Jusos: Unser Bundesverband hat dazu keine Beschlusslage. Allerdings sehen wir den sog. „Dialog“ seitens DFB/DFL, den es vor einiger Zeit gegeben hat und der sich dann als reine Dialogsimulation herausgestellt hat, sehr kritisch und glauben, dass dies die schlechteste Möglichkeit war, mit dem Thema umzugehen.
Coloniacs: Fanbündnisse wie ProFans, Fanmedia und BAFF erregen selten bundesweite Aufmerksamkeit. Bei anderen Interessenverbänden ist das offensichtlich anders. Woran liegt das? Wie stehen Sie grundsätzlich zur Arbeit von Fanbündnissen?
Jusos: Wir begrüßen es, wenn Fanbündnisse die politischen Interessen von Fußballfans bündeln und als Verhandlungspartner auftreten. Je mehr Fans sie tatsächlich vertreten, desto besser. Generell haben Interessenverbände, die finanzstärker sind und klar abgeschlossene Gruppen vertreten, es leichter ihren Interessen Gehör zu verschaffen. Das hat strukturelle Ursachen. So ist es zum Beispiel Verbänden, die einmal einen hohen Bekanntheitsgrad erreicht haben, in der Zukunft viel leichter, sich Gehör zu verschaffen als unbekannten Verbänden. Eine aktive Pressearbeit gerade der kleineren Verbände benötigt deshalb spektakuläre und öffentlichkeitswirksame Aktionen. Dass das gelingen kann, hat zum Beispiel die Aktion 12:12 gezeigt.
Coloniacs: Zum Abschluss ein paar Fragen/Aussagen, die sich in Kurzform beantworten/ergänzen lassen:
- Hat der Fußball ein Gewaltproblem?
Psychische und physische Gewalt sind in von Ungleichheit geprägten Gesellschaften immer gegenwärtig. Der Fußball bietet sicher einen Resonanzraum für Gewalt, aber ist nicht ursächlich dafür.

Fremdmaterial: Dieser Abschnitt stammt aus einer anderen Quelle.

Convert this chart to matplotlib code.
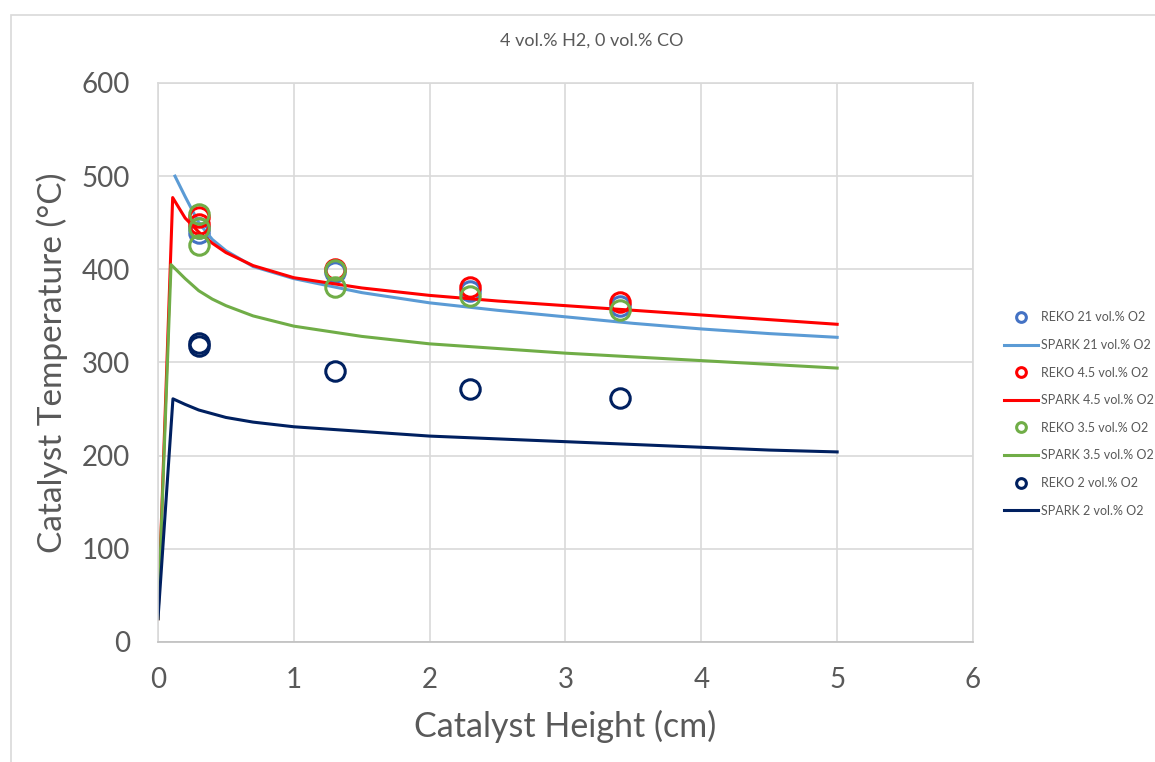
import numpy as np
import matplotlib.pyplot as plt
from matplotlib.patches import Rectangle

plt.rcParams['font.family'] = ['Lato', 'DejaVu Sans']

# SPARK simulation curves
x_spark21 = [0.125, 0.2, 0.3, 0.4, 0.5, 0.7, 1.0, 1.5, 2.0, 2.5, 3.0, 3.5, 4.0, 4.5, 5.0]
y_spark21 = [500, 478, 450, 432, 420, 403, 390, 375, 364, 356, 349, 342, 336, 331, 327]

x_spark45 = [0, 0.108, 0.2, 0.3, 0.4, 0.5, 0.7, 1.0, 1.5, 2.0, 2.5, 3.0, 3.5, 4.0, 4.5, 5.0]
y_spark45 = [25, 477, 455, 440, 428, 418, 404, 391, 380, 372, 366, 361, 356, 351, 346, 341]

x_spark35 = [0, 0.096, 0.2, 0.3, 0.4, 0.5, 0.7, 1.0, 1.5, 2.0, 2.5, 3.0, 3.5, 4.0, 4.5, 5.0]
y_spark35 = [25, 405, 390, 377, 368, 361, 350, 339, 328, 320, 315, 310, 306, 302, 298, 294]

x_spark2 = [0, 0.11, 0.2, 0.3, 0.5, 0.7, 1.0, 1.5, 2.0, 2.5, 3.0, 3.5, 4.0, 4.5, 5.0]
y_spark2 = [25, 261, 255, 249, 241, 236, 231, 226, 221, 218, 215, 212, 209, 206, 204]

# REKO measurements
x_reko21 = [0.3, 0.3, 1.3, 2.3, 3.4]
y_reko21 = [444, 439, 397, 377, 361]

x_reko45 = [0.3, 0.3, 1.3, 2.3, 3.4]
y_reko45 = [456, 449, 400, 381, 365]

x_reko35 = [0.3, 0.3, 0.3, 1.3, 1.3, 2.3, 3.4]
y_reko35 = [459, 444, 426, 399, 381, 371, 356]

x_reko2 = [0.3, 0.3, 1.3, 2.3, 3.4]
y_reko2 = [318, 321, 291, 272, 262]

fig = plt.figure(figsize=(11.55, 7.62), dpi=100)
ax = fig.add_axes([0.1368, 0.1575, 0.7056, 0.7336])

# chart area border
fig.patches.append(Rectangle((11/1155, -0.1), 1.2, 1 - 15/762 + 0.1, transform=fig.transFigure,
                             fill=False, edgecolor='#d9d9d9', linewidth=1.2))

mk = dict(linestyle='none', marker='o', markersize=14, markerfacecolor='none', markeredgewidth=2.2)
lw = 2.2

ax.plot(x_reko21, y_reko21, color='#4472C4', label='REKO 21 vol.% O2', **mk)
ax.plot(x_spark21, y_spark21, color='#5B9BD5', lw=lw, label='SPARK 21 vol.% O2')
ax.plot(x_reko45, y_reko45, color='#FF0000', label='REKO 4.5 vol.% O2', **mk)
ax.plot(x_spark45, y_spark45, color='#FF0000', lw=lw, label='SPARK 4.5 vol.% O2')
ax.plot(x_reko35, y_reko35, color='#70AD47', label='REKO 3.5 vol.% O2', **mk)
ax.plot(x_spark35, y_spark35, color='#70AD47', lw=lw, label='SPARK 3.5 vol.% O2')
ax.plot(x_reko2, y_reko2, color='#002060', label='REKO 2 vol.% O2', **mk)
ax.plot(x_spark2, y_spark2, color='#002060', lw=lw, label='SPARK 2 vol.% O2')

ax.set_xlim(0, 6)
ax.set_ylim(0, 600)
ax.set_xticks(range(0, 7))
ax.set_yticks(range(0, 700, 100))
ax.grid(True, color='#d9d9d9', linewidth=1.2)
ax.set_axisbelow(True)
for s in ax.spines.values():
    s.set_color('#d9d9d9')
    s.set_linewidth(1.2)
ax.spines['bottom'].set_color('#bfbfbf')
ax.tick_params(length=0, labelsize=20, labelcolor='#595959')
ax.tick_params(axis='y', pad=20)
ax.tick_params(axis='x', pad=18)

ax.set_xlabel('Catalyst Height (cm)', fontsize=24.5, color='#595959', labelpad=12)
ax.set_ylabel('Catalyst Temperature (°C)', fontsize=24, color='#595959', labelpad=10)

fig.text(592/1155, 1 - 41/762, '4 vol.% H2, 0 vol.% CO', ha='center', va='center',
         fontsize=13, color='#595959')

leg = ax.legend(loc='center left', bbox_to_anchor=(1004/1155, 1 - 414/762),
                bbox_transform=fig.transFigure, frameon=False, fontsize=9,
                markerscale=0.5, handlelength=2.7, handletextpad=0.25, labelspacing=1.25,
                borderpad=0, borderaxespad=0)
for t in leg.get_texts():
    t.set_color('#595959')

fig.savefig('out.png', dpi=100)
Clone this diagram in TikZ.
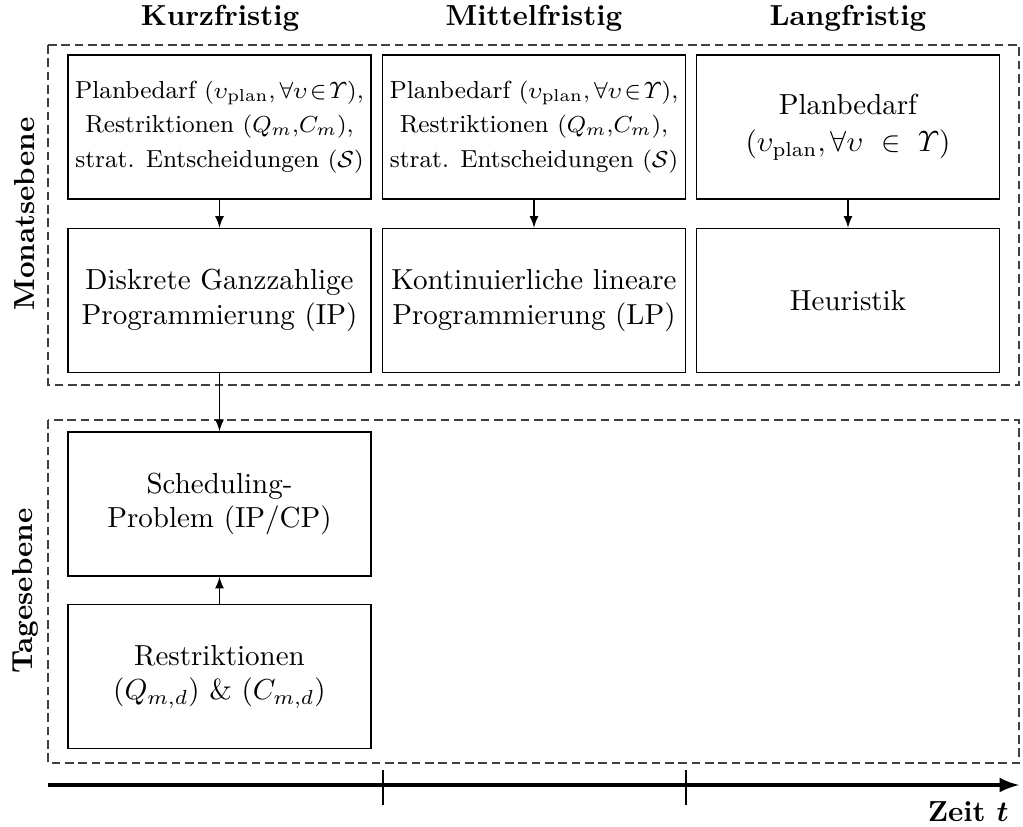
\documentclass[tikz,border=0pt]{standalone}
\usepackage{amsmath,amssymb,bm}
\usetikzlibrary{arrows.meta}
\tikzset{>=latex}
\tikzstyle{box}=[draw,line width=0.5pt,minimum width=104.5pt,minimum height=49.7pt,align=center,inner sep=1pt]
\tikzstyle{ebene}=[draw=black!75,line width=0.4pt,dash pattern=on 3pt off 1.6pt]
\tikzstyle{kopf}=[font=\bfseries]
\tikzstyle{klein}=[font=\fontsize{8.5}{12}\selectfont]

\begin{document}
\begin{tikzpicture}[x=0.345pt,y=-0.345pt]
  \useasboundingbox (0,0) rectangle (1023,827);
  % Spaltenkoepfe
  \node[kopf] (kurz) at (220,18) {Kurzfristig};
  \node[kopf] (mittel) at (534,18) {Mittelfristig};
  \node[kopf] (lang) at (848,18) {Langfristig};

  % Ebenen
  \draw[ebene] (48,45) rectangle (1019,385);
  \draw[ebene] (48,420) rectangle (1019,763);
  \node[kopf,rotate=90] (monat) at (25,214) {Monatsebene};
  \node[kopf,rotate=90] (tag) at (25,591) {Tagesebene};

  % Monatsebene
  \node[box,klein] (plan1) at (219.5,127) {Planbedarf $(\upsilon_{\text{plan}},\forall\upsilon\!\in\!\varUpsilon)$,\\ Restriktionen $(Q_m,\!C_m)$,\\ strat. Entscheidungen $(\mathcal{S})$};
  \node[box,klein] (plan2) at (534,127) {Planbedarf $(\upsilon_{\text{plan}},\forall\upsilon\!\in\!\varUpsilon)$,\\ Restriktionen $(Q_m,\!C_m)$,\\ strat. Entscheidungen $(\mathcal{S})$};
  \node[box] (plan3) at (848,127) {Planbedarf\\[1pt] $(\upsilon_{\text{plan}},\forall\upsilon\ \in\ \varUpsilon)$};
  \node[box] (ip) at (219.5,300.5) {Diskrete Ganzzahlige\\ Programmierung (IP)};
  \node[box] (lp) at (534,300.5) {Kontinuierliche lineare\\ Programmierung (LP)};
  \node[box] (heu) at (848,300.5) {Heuristik};

  % Tagesebene
  \node[box] (sched) at (219.5,504) {Scheduling-\\ Problem (IP/CP)};
  \node[box] (restr) at (219.5,676.5) {Restriktionen\\ $(Q_{m,d})$ \& $(C_{m,d})$};

  \draw[->] (plan1) -- (ip);
  \draw[->] (plan2) -- (lp);
  \draw[->] (plan3) -- (heu);
  \draw[->] (ip) -- (sched);
  \draw[->] (restr) -- (sched);

  % Zeitachse
  \coordinate (t0) at (48,785);
  \coordinate (t1) at (1019,785);
  \draw[->,line width=1.3pt] (t0) -- (t1);
  \draw (383,770) -- (383,805);
  \draw (686,770) -- (686,805);
  \node[kopf,anchor=east] (zeit) at (1019,812) {Zeit $\bm{t}$};
\end{tikzpicture}
\end{document}
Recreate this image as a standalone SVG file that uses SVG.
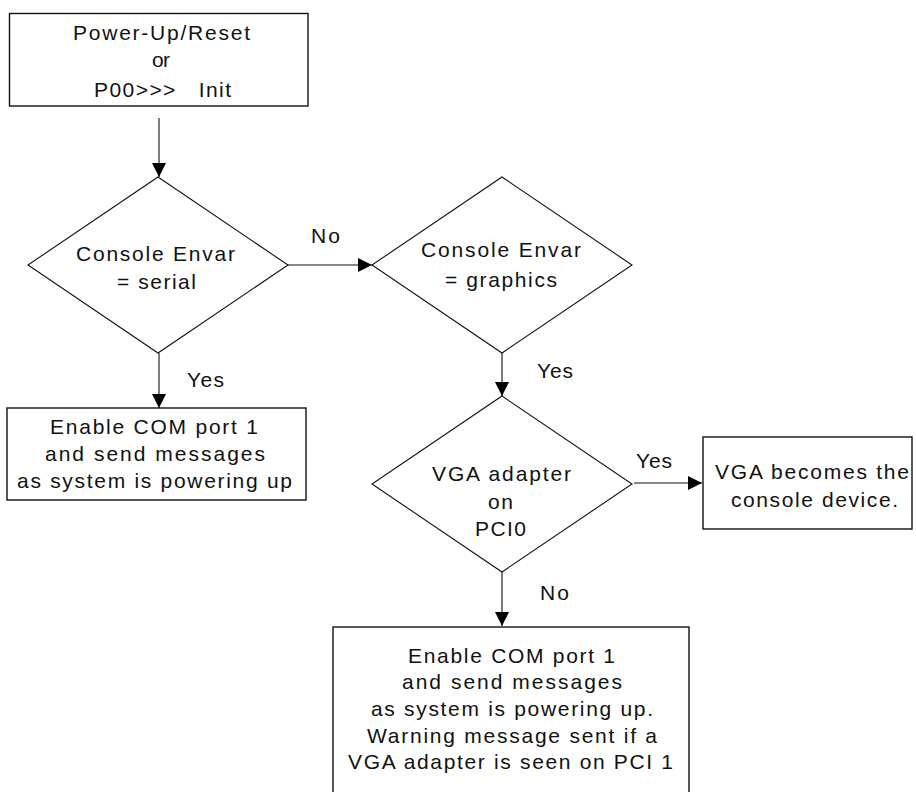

Für ZuschauerInnen ist der Fußball in Deutschland insgesamt außerordentlich sicher.
- Fankultur ist für uns schützenswert weil,…
… Fußball mehr ist als Kommerz und Unterhaltung
- Ultras sind wichtiger Bestandteil einer intakten Gesellschaft und Fankultur weil,…
… sie die gesellschaftliche Bedeutung des Fußballs ernst nehmen und bearbeiten.
- Bietet Deutschland momentan ausreichend Freiraum zur Entfaltung von Subkulturen?
Nein.
- Subkulturen sind wichtig, weil…
… sie Selbstbestimmung und kulturelle Erfahrungen abseits von kommerzialisierten Umgebungen ermöglichen.